Local site could be selected for federal driverless car designation

When the Obama administration designated its first 10 pilot sites for testing of automated vehicle technologies in January 2017, a 4,500-acre facility in East Liberty was not on the list.

This week, five Republican lawmakers and a handful of state senators including Senate President Larry Obhof, R–Ashtabula, held a press conference on Capitol Hill with a united message: Rethink that decision.

“This is a premiere facility,” said Rep. Bob Gibbs, R–Lakeville, who like other Republicans, argued that many of the 10 picked in January “don’t even have a facility, don’t even have assets. It’s a wish list.”

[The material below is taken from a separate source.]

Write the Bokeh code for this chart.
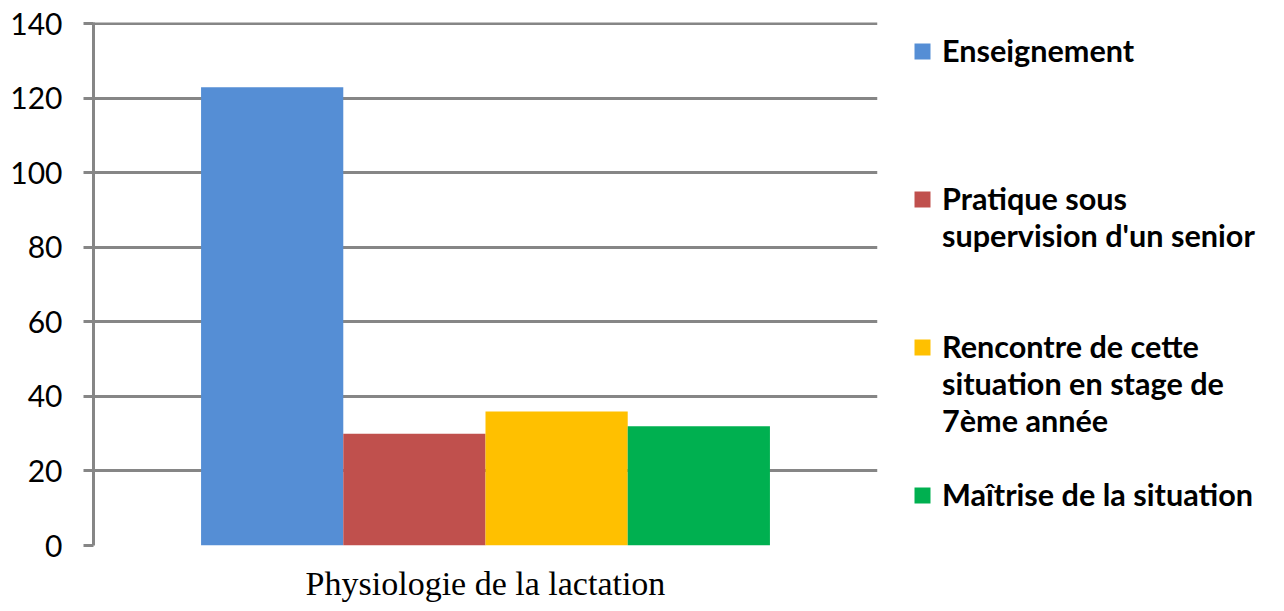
from bokeh.plotting import figure
from bokeh.models import (FactorRange, Range1d, CategoricalAxis,
                          FixedTicker, Legend, LegendItem, ColumnDataSource)
from bokeh.transform import dodge
from bokeh.embed import file_html
from bokeh.resources import INLINE

# ---- data ----
categories = ["Physiologie de la lactation"]
series = [
    "Enseignement",
    "Pratique sous\nsupervision d'un senior",
    "Rencontre de cette\nsituation en stage de\n7ème année",
    "Maîtrise de la situation",
]
values = [123, 30, 36, 32]
colors = ["#558ED5", "#C0504D", "#FFC000", "#00B050"]
y_ticks = [0, 20, 40, 60, 80, 100, 120, 140]

GREY = "#868686"

p = figure(x_range=FactorRange(*categories), y_range=Range1d(0, 140.4),
           frame_width=784, frame_height=523, output_backend="svg",
           toolbar_location=None, x_axis_location=None,
           min_border_left=93, min_border_right=10,
           min_border_top=22, min_border_bottom=40)
p.outline_line_color = None
p.background_fill_color = "white"
p.border_fill_color = "white"

# y axis
yax = p.yaxis[0]
yax.ticker = FixedTicker(ticks=y_ticks)
yax.axis_line_color = GREY
yax.axis_line_width = 3
yax.major_tick_line_color = GREY
yax.major_tick_line_width = 3
yax.major_tick_out = 10
yax.major_tick_in = 0
yax.minor_tick_line_color = None
yax.major_label_text_font = "Lato"
yax.major_label_text_font_size = "30px"
yax.major_label_text_color = "black"
yax.major_label_standoff = 21

p.ygrid.ticker = FixedTicker(ticks=y_ticks)
p.ygrid.grid_line_color = GREY
p.ygrid.grid_line_width = 3
p.xgrid.grid_line_color = None

# bars
n = len(series)
bw = 0.1814
renderers = []
for i in range(n):
    src = ColumnDataSource(dict(x=categories, top=[values[i]]))
    off = (i - (n - 1) / 2) * bw
    r = p.vbar(x=dodge("x", off, range=p.x_range), top="top", width=bw,
               source=src, fill_color=colors[i], line_color=None)
    renderers.append(r)

# bottom axes: an edge axis whose two factors sit on the frame edges
p.extra_x_ranges = {"edges": FactorRange("start", "end", range_padding=-1,
                                         range_padding_units="absolute")}
edge_axis = CategoricalAxis(x_range_name="edges",
                            major_label_overrides={"start": "", "end": ""},
                            major_label_text_font_size="0px",
                            major_label_standoff=0,
                            axis_line_color=GREY, axis_line_width=3,
                            major_tick_line_color=GREY, major_tick_line_width=3,
                            major_tick_out=10, major_tick_in=0)
p.add_layout(edge_axis, "below")
cat_axis = CategoricalAxis(axis_line_color=None, major_tick_line_color=None,
                           major_label_text_font="Liberation Serif",
                           major_label_text_font_size="34px",
                           major_label_text_color="black",
                           major_label_standoff=13)
p.add_layout(cat_axis, "below")

# legend in the right panel; blank lines around each label keep the colour
# square level with the first line of its text and spread the entries out
lead = [2, 1, 2, 1]
items = []
for i in range(n):
    k = series[i].count("\n") + 1
    trail = lead[i] + 1 - k
    txt = "\n" * lead[i] + series[i] + ("\n" * (trail + 1) if trail > 0 else "")
    items.append(LegendItem(label=txt, renderers=[renderers[i]]))
lg = Legend(items=items, location=(35, -5), padding=0, margin=0, spacing=0,
            border_line_color=None, background_fill_alpha=0,
            glyph_width=20, glyph_height=20, label_standoff=10,
            label_height=20, label_text_font="Lato",
            label_text_font_style="bold", label_text_font_size="30.6px",
            label_text_color="black")
p.add_layout(lg, "right")

open("out.html", "w").write(file_html(p, INLINE))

The East Liberty–based Transportation Research Center, the largest independent automotive testing ground in the U.S., argues it’s ready to test automated vehicles. The Logan County site broke ground last week on a $45 million SmartCenter that is being billed as the world’s biggest self-driving-vehicle test track. When it’s finished, the center will consist more than 18 miles of paved road and give researchers, automakers and safety organizations real-world tools and experience before putting driverless cars on public streets.

Ever since the Transportation Department bypassed the East Liberty site in January 2017, the Ohio delegation has been on a mission to convince Transportation Secretary Elaine Chao to include Ohio on that list, bringing her to the site last April and sending two letters — one last year and one this week — urging her to add the East Liberty site to the list. Chao, said Rep. Jim Jordan, R–Urbana, has expressed some willingness to consider adding the East Liberty site. Jordan and Gibbs joined Reps. Bob Latta, R–Bowling Green, Warren Davidson, –-Troy and Bill Johnson, R–Marietta in speaking on behalf of the site Tuesday.

The Department of Transportation began seeking proposals for a pilot program to designate automated vehicle proving grounds in November 2016. The 10 designees were picked from more than 60 applicants with the East Liberty site among those applying. Transportation instead picked sites in Pennsylvania, Texas, Maryland, Michigan, two sites in California, Iowa, Wisconsin, Florida and North Carolina.

Proponents of picking the TRC say that adding the East Liberty site to the list would allow the facility to receive federal research funding for driverless vehicles. Those federal dollars would be helpful to TRC as it moves forward, said Brett Roubinek, president and CEO of TRC. The center applied for the designation in 2016 but did not receive it.

Gibbs said while two of the 10 sites had begun work testing automated vehicles, some that received the designation had no physical facilities to do so. “It was really just a Christmas list,” he said, adding “it’s really unfortunate what happened.”

“How we can have the premiere facility in the country that doesn’t get on the list of 10? It just makes no sense….we should be the captain of the ship, and we really are.”

“This is a pre-eminent free-marketing center,” said Davidson. “Only the government can disrupt that. The trouble is, they have.”